By Wendy Burton
Phoenix Staff Writer
Karen Huddleston’s kindergarten class at Creek Elementary did many learning activities Friday.
The students colored Easter eggs, then wrote instructions on coloring eggs in their journals. The students also met as a group with their teacher and talked about the solar system.
Officials say the six hours per day kindergartners spend in class in Muskogee is important, but the district waits to see if a bill passes the State Legislature and becomes law that will remove a looming full-day kindergarten mandate. If the bill fails and the mandate becomes effective July 1, Muskogee Public Schools stands to take a $700,000 budget hit.
Muskogee Public Schools remains committed to keeping full-day kindergarten, school officials said.
“We’ve been giving kids full-day kindergarten for more than 20 years,” said Peggy Jones, executive director for curriculum and instruction. “We have committed to that idea of early childhood education being a full day for a long time.
“If we look at the standards that are now connected to kindergarten, we really see that kindergarten is the new first grade,” Jones said. “We’ve had to revamp our curriculum to meet that which is mandated for our kindergartners, and it can’t be taught in a half day.”
Teri Brecheen, executive director of literacy and early childhood at the State Department of Education, said Oklahoma has been tracking half-day and full-day student numbers for more than a decade.
In 2000-2001, there was 27,836 kindergartners in half-day, and the same year 15,139 in full-day. It made a total of 42,975 kindergartners total for the state, she said.
“So when we move into this year 2012-2013, we have 1,314 kindergartners in half-day, 53,794 in full-day, and a total of 55,108 kindergartners,” Brecheen said. “Ninety-eight percent of our students in Oklahoma are in a full-day kindergarten class.”
Brecheen said those statistics show parents and teachers want full-day kindergarten.
“When I look at those statistics, it tells me it’s definitely the parents’ choice — they want full-day,” she said. “When you visit with teachers trying to prepare kids to be ready for first grade, they prefer full-day, too.”
Brecheen said research shows kindergartners are more successful at remediation than older students.
For example, Brecheen said, it’s better to try to teach a kindergartner what he or she doesn’t know about phonics, pre-reading skills and linguistic awareness than to try and take a 10-year-old back to kindergarten.

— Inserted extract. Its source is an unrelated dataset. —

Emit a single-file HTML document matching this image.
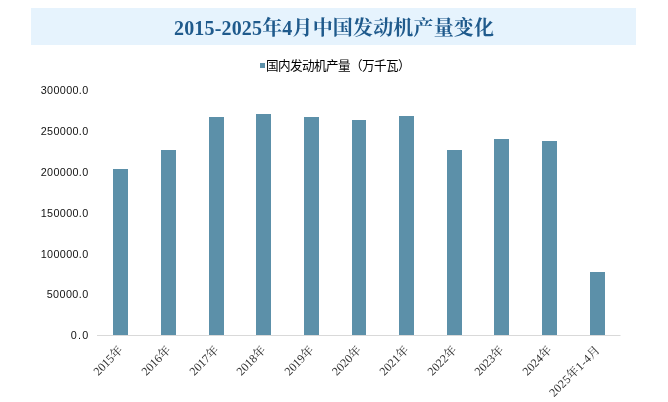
<!DOCTYPE html>
<html lang="zh-CN">
<head>
<meta charset="utf-8">
<title>2015-2025年4月中国发动机产量变化</title>
<style>
html,body{margin:0;padding:0;background:#fff;}
body{width:668px;height:402px;overflow:hidden;}
svg{display:block;}
.title{font-family:"Liberation Serif","Noto Serif CJK SC",serif;font-weight:bold;font-size:20px;fill:#1f5a8c;}
.legend{font-family:"Liberation Sans","Noto Sans CJK SC",sans-serif;font-size:12.6px;letter-spacing:-0.6px;fill:#000;}
.yl{font-family:"Liberation Sans","Noto Sans CJK SC",sans-serif;font-size:10.8px;fill:#111;}
.xl{font-family:"Liberation Serif","Noto Serif CJK SC",serif;font-size:12px;fill:#333;}
</style>
</head>
<body>
<svg width="668" height="402" viewBox="0 0 668 402">
<rect x="0" y="0" width="668" height="402" fill="#ffffff"/>
<rect x="31" y="8" width="605" height="37" fill="#e6f3fd"/>
<text class="title" x="174" y="34.5" textLength="320" lengthAdjust="spacing">2015-2025年4月中国发动机产量变化</text>
<rect x="260" y="63" width="5" height="5" fill="#5c90a9"/>
<text class="legend" x="266" y="69.6">国内发动机产量（万千瓦）</text>
<text class="yl" x="40.7" y="94" textLength="47.5" lengthAdjust="spacing">300000.0</text>
<text class="yl" x="40.7" y="135" textLength="47.5" lengthAdjust="spacing">250000.0</text>
<text class="yl" x="40.7" y="176" textLength="47.5" lengthAdjust="spacing">200000.0</text>
<text class="yl" x="40.7" y="217" textLength="47.5" lengthAdjust="spacing">150000.0</text>
<text class="yl" x="40.7" y="258" textLength="47.5" lengthAdjust="spacing">100000.0</text>
<text class="yl" x="46.7" y="298" textLength="41.5" lengthAdjust="spacing">50000.0</text>
<text class="yl" x="70.7" y="339" textLength="17.5" lengthAdjust="spacing">0.0</text>
<line x1="97" y1="335.5" x2="620.5" y2="335.5" stroke="#d9d9d9" stroke-width="1"/>
<rect x="113" y="169" width="15" height="166" fill="#5c90a9"/>
<rect x="161" y="150" width="15" height="185" fill="#5c90a9"/>
<rect x="209" y="117" width="15" height="218" fill="#5c90a9"/>
<rect x="256" y="114" width="15" height="221" fill="#5c90a9"/>
<rect x="304" y="117" width="15" height="218" fill="#5c90a9"/>
<rect x="352" y="120" width="14" height="215" fill="#5c90a9"/>
<rect x="399" y="116" width="15" height="219" fill="#5c90a9"/>
<rect x="447" y="150" width="15" height="185" fill="#5c90a9"/>
<rect x="494" y="139" width="15" height="196" fill="#5c90a9"/>
<rect x="542" y="141" width="15" height="194" fill="#5c90a9"/>
<rect x="590" y="272" width="15" height="63" fill="#5c90a9"/>
<text class="xl" text-anchor="end" transform="translate(123.6,350.8) rotate(-45)">2015年</text>
<text class="xl" text-anchor="end" transform="translate(171.6,350.8) rotate(-45)">2016年</text>
<text class="xl" text-anchor="end" transform="translate(219.6,350.8) rotate(-45)">2017年</text>
<text class="xl" text-anchor="end" transform="translate(266.6,350.8) rotate(-45)">2018年</text>
<text class="xl" text-anchor="end" transform="translate(314.6,350.8) rotate(-45)">2019年</text>
<text class="xl" text-anchor="end" transform="translate(362.1,350.8) rotate(-45)">2020年</text>
<text class="xl" text-anchor="end" transform="translate(409.6,350.8) rotate(-45)">2021年</text>
<text class="xl" text-anchor="end" transform="translate(457.6,350.8) rotate(-45)">2022年</text>
<text class="xl" text-anchor="end" transform="translate(504.6,350.8) rotate(-45)">2023年</text>
<text class="xl" text-anchor="end" transform="translate(552.6,350.8) rotate(-45)">2024年</text>
<text class="xl" x="-66" y="0" textLength="66" lengthAdjust="spacing" transform="translate(600.6,350.8) rotate(-45)">2025年1-4月</text>
</svg>
</body>
</html>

“Reg Weaver, president of the National Education Association said, ‘Attempting to repair reading skills in fourth grade is far more expensive and risky than guaranteeing good reading skills in kindergarten,’” Brecheen said. “And that is absolutely true, because research will tell you that it takes 80 to 90 minutes per day for the average child to learn to read well. It takes more than that for children who are having some difficulties.”
Brecheen said children come into kindergarten at different levels of pre-reading skills, and full-day school gives the teacher time to close the achievement gaps.